Start of LISTING

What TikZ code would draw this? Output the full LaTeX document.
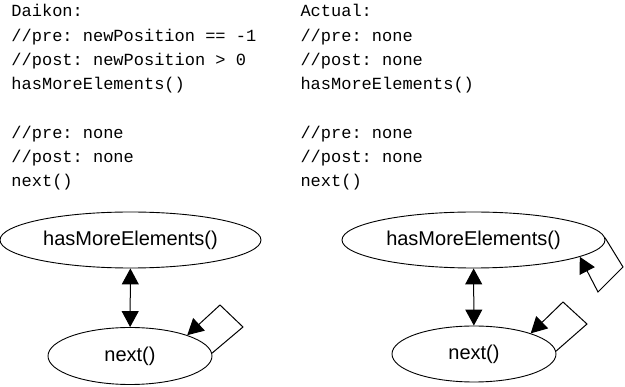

End of LISTING
Start of LISTING

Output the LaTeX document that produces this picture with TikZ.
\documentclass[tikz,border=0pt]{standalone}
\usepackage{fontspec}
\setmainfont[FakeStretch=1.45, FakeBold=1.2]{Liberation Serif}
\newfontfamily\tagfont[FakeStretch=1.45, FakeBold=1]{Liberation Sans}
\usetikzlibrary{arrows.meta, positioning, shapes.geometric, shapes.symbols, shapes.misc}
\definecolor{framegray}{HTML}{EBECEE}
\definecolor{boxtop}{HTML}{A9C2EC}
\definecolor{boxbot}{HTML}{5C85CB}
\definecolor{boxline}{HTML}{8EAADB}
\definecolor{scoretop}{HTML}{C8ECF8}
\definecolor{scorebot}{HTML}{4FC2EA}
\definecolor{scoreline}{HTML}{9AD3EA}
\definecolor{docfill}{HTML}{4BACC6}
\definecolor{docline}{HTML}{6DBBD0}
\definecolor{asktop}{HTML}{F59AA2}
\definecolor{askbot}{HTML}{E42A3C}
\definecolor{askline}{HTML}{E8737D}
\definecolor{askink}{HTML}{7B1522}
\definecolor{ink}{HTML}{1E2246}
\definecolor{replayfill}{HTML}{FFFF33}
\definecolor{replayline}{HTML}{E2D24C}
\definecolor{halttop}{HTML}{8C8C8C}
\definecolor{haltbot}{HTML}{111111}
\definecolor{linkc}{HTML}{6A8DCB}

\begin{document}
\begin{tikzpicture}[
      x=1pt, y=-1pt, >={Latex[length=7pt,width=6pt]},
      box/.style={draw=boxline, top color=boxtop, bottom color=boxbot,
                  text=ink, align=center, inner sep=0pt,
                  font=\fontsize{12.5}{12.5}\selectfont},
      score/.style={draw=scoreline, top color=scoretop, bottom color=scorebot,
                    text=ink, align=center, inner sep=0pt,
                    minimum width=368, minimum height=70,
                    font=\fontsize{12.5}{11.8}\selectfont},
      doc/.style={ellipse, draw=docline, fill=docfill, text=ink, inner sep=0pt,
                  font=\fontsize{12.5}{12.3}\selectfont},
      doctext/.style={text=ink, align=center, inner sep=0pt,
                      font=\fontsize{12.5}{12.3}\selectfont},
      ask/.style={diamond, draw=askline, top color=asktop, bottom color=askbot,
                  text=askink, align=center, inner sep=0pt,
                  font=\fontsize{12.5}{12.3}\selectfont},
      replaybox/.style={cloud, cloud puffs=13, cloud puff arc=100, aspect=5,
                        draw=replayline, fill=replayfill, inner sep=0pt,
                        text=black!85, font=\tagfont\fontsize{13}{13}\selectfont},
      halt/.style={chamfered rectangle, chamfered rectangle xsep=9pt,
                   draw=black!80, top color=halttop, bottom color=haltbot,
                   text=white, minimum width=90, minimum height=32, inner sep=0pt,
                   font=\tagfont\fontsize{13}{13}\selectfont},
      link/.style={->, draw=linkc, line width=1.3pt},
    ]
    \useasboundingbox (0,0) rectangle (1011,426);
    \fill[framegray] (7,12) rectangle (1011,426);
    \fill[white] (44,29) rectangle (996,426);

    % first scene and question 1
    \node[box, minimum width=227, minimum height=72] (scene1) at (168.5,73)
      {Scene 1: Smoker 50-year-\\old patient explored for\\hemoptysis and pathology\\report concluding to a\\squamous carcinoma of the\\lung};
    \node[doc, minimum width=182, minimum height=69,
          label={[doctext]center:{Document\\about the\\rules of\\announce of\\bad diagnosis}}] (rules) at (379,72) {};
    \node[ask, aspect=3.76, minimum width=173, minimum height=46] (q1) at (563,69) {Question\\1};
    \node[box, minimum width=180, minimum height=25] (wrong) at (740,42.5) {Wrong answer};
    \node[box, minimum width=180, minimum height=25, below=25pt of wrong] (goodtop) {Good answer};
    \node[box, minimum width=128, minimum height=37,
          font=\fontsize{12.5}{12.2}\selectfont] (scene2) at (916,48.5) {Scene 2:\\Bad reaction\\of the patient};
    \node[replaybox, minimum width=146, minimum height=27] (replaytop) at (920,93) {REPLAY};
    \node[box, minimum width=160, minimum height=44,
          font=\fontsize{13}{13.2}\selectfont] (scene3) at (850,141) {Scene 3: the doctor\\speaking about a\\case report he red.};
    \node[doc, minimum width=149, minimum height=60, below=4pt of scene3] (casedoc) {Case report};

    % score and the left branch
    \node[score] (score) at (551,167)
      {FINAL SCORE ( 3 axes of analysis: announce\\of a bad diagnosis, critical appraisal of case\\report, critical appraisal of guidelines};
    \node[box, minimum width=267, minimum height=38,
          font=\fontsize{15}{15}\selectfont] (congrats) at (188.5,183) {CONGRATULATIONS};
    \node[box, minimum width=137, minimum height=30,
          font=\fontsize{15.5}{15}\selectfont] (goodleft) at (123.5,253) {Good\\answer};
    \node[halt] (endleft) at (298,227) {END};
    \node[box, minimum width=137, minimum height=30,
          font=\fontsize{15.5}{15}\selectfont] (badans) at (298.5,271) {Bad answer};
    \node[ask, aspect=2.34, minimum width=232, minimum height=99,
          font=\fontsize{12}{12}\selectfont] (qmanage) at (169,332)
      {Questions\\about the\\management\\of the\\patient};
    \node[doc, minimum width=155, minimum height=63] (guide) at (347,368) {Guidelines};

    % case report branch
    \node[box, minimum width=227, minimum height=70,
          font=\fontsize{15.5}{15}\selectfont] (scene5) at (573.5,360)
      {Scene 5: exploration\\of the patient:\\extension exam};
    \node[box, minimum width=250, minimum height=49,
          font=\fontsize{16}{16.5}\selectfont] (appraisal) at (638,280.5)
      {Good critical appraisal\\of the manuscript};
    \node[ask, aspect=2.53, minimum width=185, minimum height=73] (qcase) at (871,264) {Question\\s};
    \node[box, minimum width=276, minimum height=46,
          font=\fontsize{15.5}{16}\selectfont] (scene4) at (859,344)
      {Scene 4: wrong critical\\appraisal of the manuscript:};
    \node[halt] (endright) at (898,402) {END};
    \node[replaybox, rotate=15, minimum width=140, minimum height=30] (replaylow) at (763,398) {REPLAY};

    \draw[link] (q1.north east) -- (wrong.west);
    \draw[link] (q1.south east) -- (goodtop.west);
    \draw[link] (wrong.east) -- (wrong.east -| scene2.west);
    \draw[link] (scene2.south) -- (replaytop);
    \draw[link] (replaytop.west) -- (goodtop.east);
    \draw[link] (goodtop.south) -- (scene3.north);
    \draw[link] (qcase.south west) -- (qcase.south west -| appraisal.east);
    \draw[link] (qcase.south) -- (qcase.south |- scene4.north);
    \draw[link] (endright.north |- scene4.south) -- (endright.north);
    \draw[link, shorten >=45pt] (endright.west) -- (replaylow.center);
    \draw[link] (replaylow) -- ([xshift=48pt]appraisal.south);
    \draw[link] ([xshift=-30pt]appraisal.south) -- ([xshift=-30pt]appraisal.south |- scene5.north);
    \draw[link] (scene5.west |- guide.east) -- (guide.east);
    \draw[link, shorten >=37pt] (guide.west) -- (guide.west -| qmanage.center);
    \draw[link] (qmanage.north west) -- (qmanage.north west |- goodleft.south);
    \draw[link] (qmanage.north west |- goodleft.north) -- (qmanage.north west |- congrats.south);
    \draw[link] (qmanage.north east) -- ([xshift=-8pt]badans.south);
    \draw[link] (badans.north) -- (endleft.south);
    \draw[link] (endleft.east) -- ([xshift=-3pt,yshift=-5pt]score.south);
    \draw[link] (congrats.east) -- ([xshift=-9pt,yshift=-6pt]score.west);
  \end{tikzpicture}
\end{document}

End of LISTING

**DESCRIPTION OF THE TASK:** Go through the listing above and locate each line that holds the word "this". Copy those lines.

**FINISHED TASK:**
What TikZ code would draw this? Output the full LaTeX document.
Output the LaTeX document that produces this picture with TikZ.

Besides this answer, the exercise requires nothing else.